“Taxi Drivers” in Penang
“Taxi! Taxi!” The calls came from the crush of Penang taxi drivers, descending upon the pier to snag early-rising cruise-goers filing off the tender and blinking confusedly in the bright morning sunlight. Usually, as recognizable “tourists” in this part of Asia, we’d be prime targets. But we successfully pushed through the crowd of taxi drivers at the pier to walk a few blocks to our first stop of the day: Chinese clan houses built out over the sea.
We had been walking for so long that we were beginning to wonder, when a lone man walked up to us. “Do you need a taxi?” he asked. We explained that no, we were just trying to find the clan piers. Surprisingly, he gave us excellent walking directions, without even a hard sell on the taxi ride. So on our way back, when we saw him again, we took him up on his offer of a taxi ride downtown.
Unfortunately, we soon found out that his car had no resemblence to a taxi at all - not even a single marker that said “TAXI.” And we weren’t reassured when the first thing he did was pull into the nearest gas station to refill his completely empty tank. “Just a moment,” he said, smiling. “Sorry for the delay.” So we waited as he went to talk to the gas station attendant. Strangely, no money changed hands, but our driver soon returned and began filling the tank. He waved significantly at the attendant before we left.
An uneventful ride later, he dropped us off, pocketed his 10 baht, and drove happily away in the direction we had come from. “You know,” Joey said, thoughtfully, “from what I learned in Mumbai, I’d say he’s no taxi driver - just a guy with no money for gas. I’ll bet he just promised the station attendant that he’d be right back with 10 baht, just as soon as he got it from these tourists he was driving downtown.”

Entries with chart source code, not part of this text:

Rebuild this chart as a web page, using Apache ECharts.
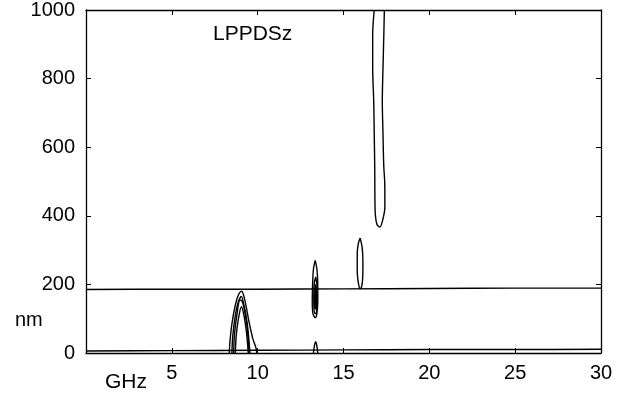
<!DOCTYPE html>
<html>
<head>
<meta charset="utf-8">
<script src="https://cdn.jsdelivr.net/npm/echarts@6/dist/echarts.min.js"></script>
<style>
html,body{margin:0;padding:0;background:#fff;}
#chart{width:637px;height:399px;}
</style>
</head>
<body>
<div id="chart"></div>
<script>
// Axis ticks
const xTicks = [0, 5, 10, 15, 20, 25, 30];
const yTicks = [0, 200, 400, 600, 800, 1000];

// Contour lines: [GHz, nm]
const lineHoriz = [[0,185],[5,186],[10,186],[15,187],[20,188],[25,189],[30,189]];
const lineBase = [[0,6],[5,7],[10,8],[15,9],[20,10],[25,10],[30,11]];
const arch9a = [[8.35,0],[8.38,30],[8.5,85],[8.7,140],[8.9,172],[9.07,180],[9.2,165],[9.35,130],[9.5,90],[9.7,45],[9.9,15],[9.95,0]];
const arch9b = [[8.5,0],[8.55,50],[8.7,110],[8.88,150],[9.05,165],[9.2,140],[9.35,100],[9.45,60],[9.55,0]];
const arch9c = [[8.7,0],[8.75,50],[8.88,100],[9.05,135],[9.2,110],[9.35,60],[9.45,0]];
const arch9d = [[8.6,0],[8.65,55],[8.8,115],[8.97,155],[9.1,150],[9.25,120],[9.4,70],[9.5,0]];
const loop13a = [[13.35,270],[13.45,245],[13.5,200],[13.5,150],[13.45,115],[13.35,103],[13.22,115],[13.18,150],[13.2,200],[13.25,245],[13.35,270]];
const loop13b = [[13.38,222],[13.47,190],[13.48,150],[13.42,118],[13.35,115],[13.28,130],[13.27,170],[13.3,205],[13.38,222]];
const loop13c = [[13.38,200],[13.44,170],[13.43,140],[13.37,128],[13.32,145],[13.33,180],[13.38,200]];
const loop13d = [[13.38,185],[13.41,165],[13.4,145],[13.37,138],[13.35,150],[13.35,172],[13.38,185]];
const bump13 = [[13.25,0],[13.3,20],[13.38,33],[13.45,20],[13.5,0]];
const loop16 = [[15.97,335],[16.08,310],[16.13,270],[16.12,220],[16.05,192],[15.97,188],[15.88,200],[15.8,240],[15.8,290],[15.87,320],[15.97,335]];
const loop17 = [[16.79,1000],[16.70,930],[16.70,830],[16.76,735],[16.79,640],[16.82,540],[16.83,445],[16.86,400],[16.95,375],[17.12,367],[17.28,387],[17.41,425],[17.41,445],[17.40,500],[17.35,541],[17.32,590],[17.30,640],[17.26,735],[17.30,830],[17.35,929],[17.38,1000]];

const contours = [lineHoriz, lineBase, arch9a, arch9b, arch9c, arch9d, loop13a, loop13b, loop13c, loop13d, bump13, loop16, loop17];

const FONT = 'Liberation Sans, Arial, Helvetica, sans-serif';
const chart = echarts.init(document.getElementById('chart'), null, {renderer:'canvas'});

function xAx(pos, labels) {
  return {
    type:'value', position:pos, min:xTicks[0], max:xTicks[xTicks.length-1], interval:xTicks[1]-xTicks[0],
    axisLine:{show:true, onZero:false, lineStyle:{color:'#000', width:1.3}},
    axisTick:{show:true, inside:true, length:5, lineStyle:{color:'#000', width:1}},
    axisLabel:{show:labels, color:'#000', fontSize:20, fontFamily:FONT, margin:10,
      formatter: v => (v === 0 ? '' : String(v))},
    splitLine:{show:false}
  };
}
function yAx(pos, labels) {
  return {
    type:'value', position:pos, min:yTicks[0], max:yTicks[yTicks.length-1], interval:yTicks[1]-yTicks[0],
    axisLine:{show:true, onZero:false, lineStyle:{color:'#000', width:1.3}},
    axisTick:{show:true, inside:true, length:5, lineStyle:{color:'#000', width:1}},
    axisLabel:{show:labels, color:'#000', fontSize:20, fontFamily:FONT, margin:11,
      formatter: v => String(v)},
    splitLine:{show:false}
  };
}

const option = {
  backgroundColor:'#fff',
  animation:false,
  grid:{left:86, right:36, top:8, bottom:46, containLabel:false},
  xAxis:[xAx('bottom', true), xAx('top', false)],
  yAxis:[yAx('left', true), yAx('right', false)],
  series: contours.map(d => ({
    type:'line', xAxisIndex:0, yAxisIndex:0, data:d, showSymbol:false, symbol:'none',
    smooth:0.3, clip:true, silent:true,
    lineStyle:{color:'#000', width:1.4}
  })),
  graphic:[
    {type:'text', left:213, top:24, style:{text:'LPPDSz', fill:'#000', font:'21px ' + FONT}},
    {type:'text', left:15, top:310, style:{text:'nm', fill:'#000', font:'20px ' + FONT}},
    {type:'text', left:105, top:372, style:{text:'GHz', fill:'#000', font:'21px ' + FONT}}
  ]
};
chart.setOption(option);
</script>
</body>
</html>
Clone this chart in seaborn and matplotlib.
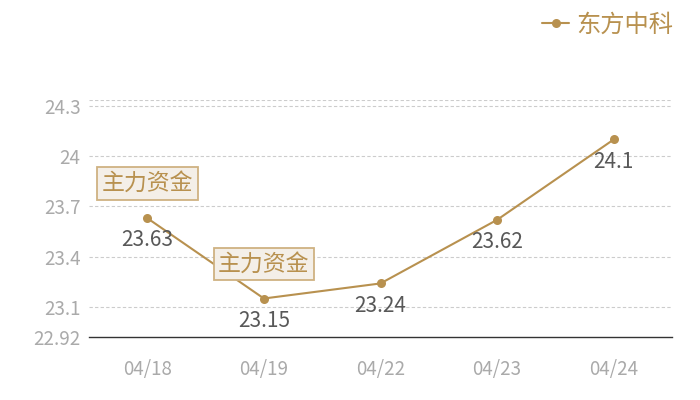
import numpy as np
import pandas as pd
import matplotlib
matplotlib.use("Agg")
import matplotlib.pyplot as plt
import seaborn as sns

dates = ["04/18", "04/19", "04/22", "04/23", "04/24"]
prices = [23.63, 23.15, 23.24, 23.62, 24.1]
ytick_vals = [22.92, 23.1, 23.4, 23.7, 24.0, 24.3]
ytick_labels = ["22.92", "23.1", "23.4", "23.7", "24", "24.3"]
flag_dates = ["04/18", "04/19"]
flag_text = "主力资金"
series_name = "东方中科"

gold = "#b8914f"
sns.set_theme(style="white")
plt.rcParams["font.family"] = ["Noto Sans CJK SC", "DejaVu Sans"]
plt.rcParams["axes.unicode_minus"] = False

df = pd.DataFrame({"date": dates, "price": prices})

fig = plt.figure(figsize=(7, 4), dpi=100)
ax = fig.add_axes([89 / 700, 1 - 337 / 400, 583 / 700, 237 / 400])

sns.lineplot(data=df, x="date", y="price", sort=False, color=gold, linewidth=1.5,
             marker="o", markersize=6.5, markeredgewidth=0, label=series_name, ax=ax)

ax.set_xlim(-0.5, len(dates) - 0.5)
ax.set_ylim(22.92, 24.336)
ax.set_yticks(ytick_vals)
ax.set_yticklabels(ytick_labels)
ax.set_xlabel("")
ax.set_ylabel("")
ax.tick_params(axis="both", length=0, labelsize=13.5, colors="#aaaaaa")
ax.tick_params(axis="y", pad=6)
ax.tick_params(axis="x", pad=16)

for y in ytick_vals[1:]:
    ax.axhline(y, color="#cccccc", linewidth=0.8, linestyle=(0, (3, 2)), zorder=0)
ax.axhline(24.336, color="#cccccc", linewidth=0.8, linestyle=(0, (3, 2)), zorder=0)

for side in ["top", "right", "left"]:
    ax.spines[side].set_visible(False)
ax.spines["bottom"].set_color("#333333")
ax.spines["bottom"].set_linewidth(1.0)

# 数值标签
for i, v in enumerate(prices):
    ax.annotate(f"{v:g}", (i, v), xytext=(0, -16), textcoords="offset points",
                ha="center", va="center", fontsize=15, color="#585858")

# 主力资金标记
for d in flag_dates:
    i = dates.index(d)
    ax.annotate(flag_text, (i, prices[i]), xytext=(0, 25), textcoords="offset points",
                ha="center", va="center", fontsize=16.5, color=gold,
                bbox=dict(boxstyle="square,pad=0.2", facecolor="#f4efe8",
                          edgecolor="#cfb282", linewidth=1.3))

ax.get_legend().remove()
handles, labels = ax.get_legend_handles_labels()
fig.legend(handles, labels, loc="upper right", bbox_to_anchor=(0.993, 1.025),
           frameon=False, fontsize=17.5, labelcolor=gold, handlelength=1.1,
           handletextpad=0.3)

fig.savefig("out.png", dpi=100)
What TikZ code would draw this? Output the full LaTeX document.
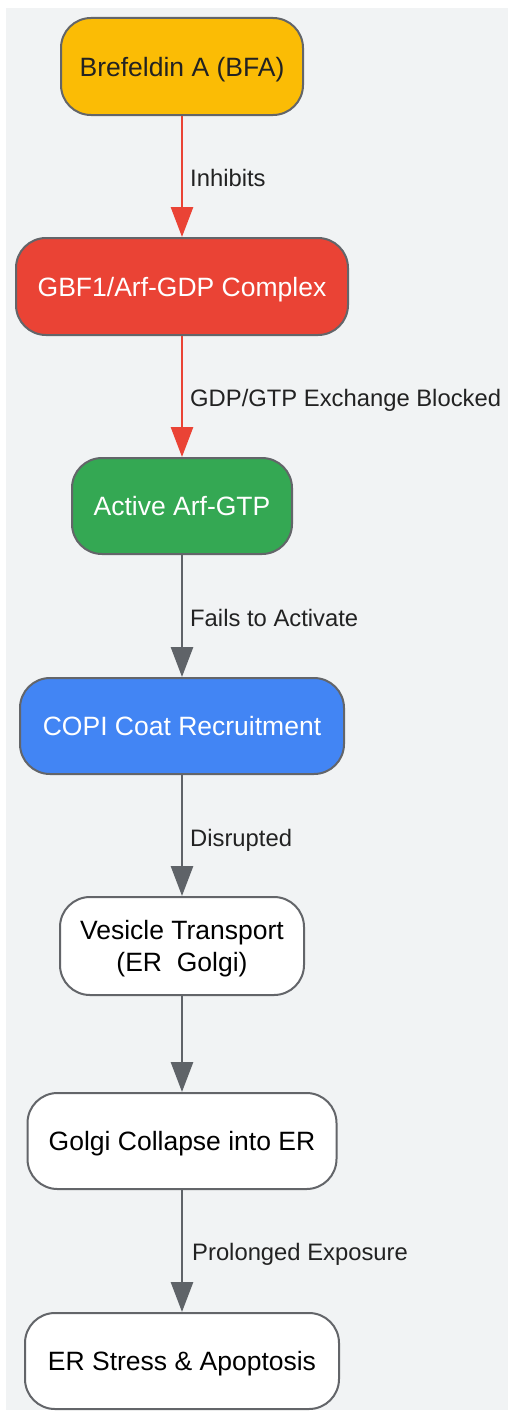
\documentclass[tikz,border=0pt]{standalone}
\usepackage{fontspec}
\setmainfont{Liberation Sans}
\usetikzlibrary{arrows.meta}
\definecolor{bgpanel}{HTML}{F1F3F4}
\definecolor{ybox}{HTML}{FBBC05}
\definecolor{rbox}{HTML}{EA4335}
\definecolor{gbox}{HTML}{34A853}
\definecolor{bbox}{HTML}{4285F4}
\definecolor{edgegray}{HTML}{5F6368}
\definecolor{bordergray}{HTML}{636569}
\definecolor{darktext}{HTML}{222222}
\tikzset{
  boxnode/.style={draw=bordergray, line width=2pt, rounded corners=30pt, align=center,
    font=\fontsize{26.5}{32}\selectfont, inner sep=0pt},
  oneline/.style={boxnode, text depth=0pt},
  conn/.style={line width=2.8pt, -{Triangle[width=22pt,length=30pt]}},
  redconn/.style={conn, draw=rbox, fill=rbox},
  grayconn/.style={conn, draw=edgegray, fill=edgegray},
  elabel/.style={anchor=west, font=\fontsize{23.8}{28}\selectfont, text=darktext, inner sep=0pt, text depth=0pt}
}
\begin{document}
\begin{tikzpicture}[x=1pt,y=-1pt]
\useasboundingbox (0,0) rectangle (508,1413);
\fill[bgpanel] (6,8) rectangle (508,1410);
\node[oneline, fill=ybox, text=darktext, minimum width=242pt, minimum height=97pt] (bfa) at (182,66.5) {Brefeldin A (BFA)};
\node[oneline, fill=rbox, text=white, minimum width=332pt, minimum height=97pt] (gbf) at (182,286.5) {GBF1/Arf-GDP Complex};
\node[oneline, fill=gbox, text=white, minimum width=220pt, minimum height=96pt] (arf) at (182,506) {Active Arf-GTP};
\node[oneline, fill=bbox, text=white, minimum width=324pt, minimum height=96pt] (copi) at (182,726) {COPI Coat Recruitment};
\node[boxnode, fill=white, text=black, minimum width=244pt, minimum height=98pt] (ves) at (182,946) {\raisebox{-3pt}[\height][\depth]{\parbox{240pt}{\centering Vesicle Transport\\(ER\ \ Golgi)}}};
\node[oneline, fill=white, text=black, minimum width=309pt, minimum height=96pt] (gol) at (182,1141) {Golgi Collapse into ER};
\node[oneline, fill=white, text=black, minimum width=314pt, minimum height=96pt] (ers) at (182,1361) {ER Stress \& Apoptosis};
\draw[redconn] (bfa.south) -- (gbf.north);
\draw[redconn] (gbf.south) -- (arf.north);
\draw[grayconn] (arf.south) -- (copi.north);
\draw[grayconn] (copi.south) -- (ves.north);
\draw[grayconn] (ves.south) -- (gol.north);
\draw[grayconn] (gol.south) -- (ers.north);
\node[elabel] (l1) at (190,178) {Inhibits};
\node[elabel] (l2) at (190,398) {GDP/GTP Exchange Blocked};
\node[elabel] (l3) at (190,618) {Fails to Activate};
\node[elabel] (l4) at (190,838) {Disrupted};
\node[elabel] (l5) at (192,1252) {Prolonged Exposure};
\end{tikzpicture}
\end{document}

Having sworn off Penang “taxis,” as we later left a museum we found our way blocked by a trishaw driver determined to have our business - and, unfortunately for us, his buddy the museum guard, who backed him up. “But it’s a trishaw for one,” said Joey, pointing out the obvious flaw in this particular model. But the driver insisted I could sit in the seat, and Joey could perch on the seat back just in front of him. There was really no getting around it, so we settled on the lowest fee we could manage and gingerly arranged ourselves on the cart.
I’d asked the driver just to take us to the Eastern and Oriental Hotel (E&O), since it wasn’t too far and I’d figured there were no major roads on the way. But suddenly we wheeled into a two-way road with two lanes on each side. Our tiny trishaw was moving at maybe a quarter of the speed limit and weaving gently in the exact center of the road. But the cars didn’t seem to mind, and schoolchildren on the curbs waved happily at us, as if it were the most normal thing in the world to be creaking down a traffic-filled road while balancing precariously on a tiny cart. Our driver, getting quite a kick out of this, even managed to maneuver us over a speed bump without pitching Joey off onto the street.
And that was how we drove right up to the door of the E&O, sister of the Raffles Hotel, icon of refined British colonialism and decorum. The doormen, in perfectly pressed linen and proper pith helmets, were quite nice about it. But it took us a good half hour in the deserted bar (accompanied by at least a quart of fresh mango juice) to feel we were civilized enough to show our faces in the lobby again.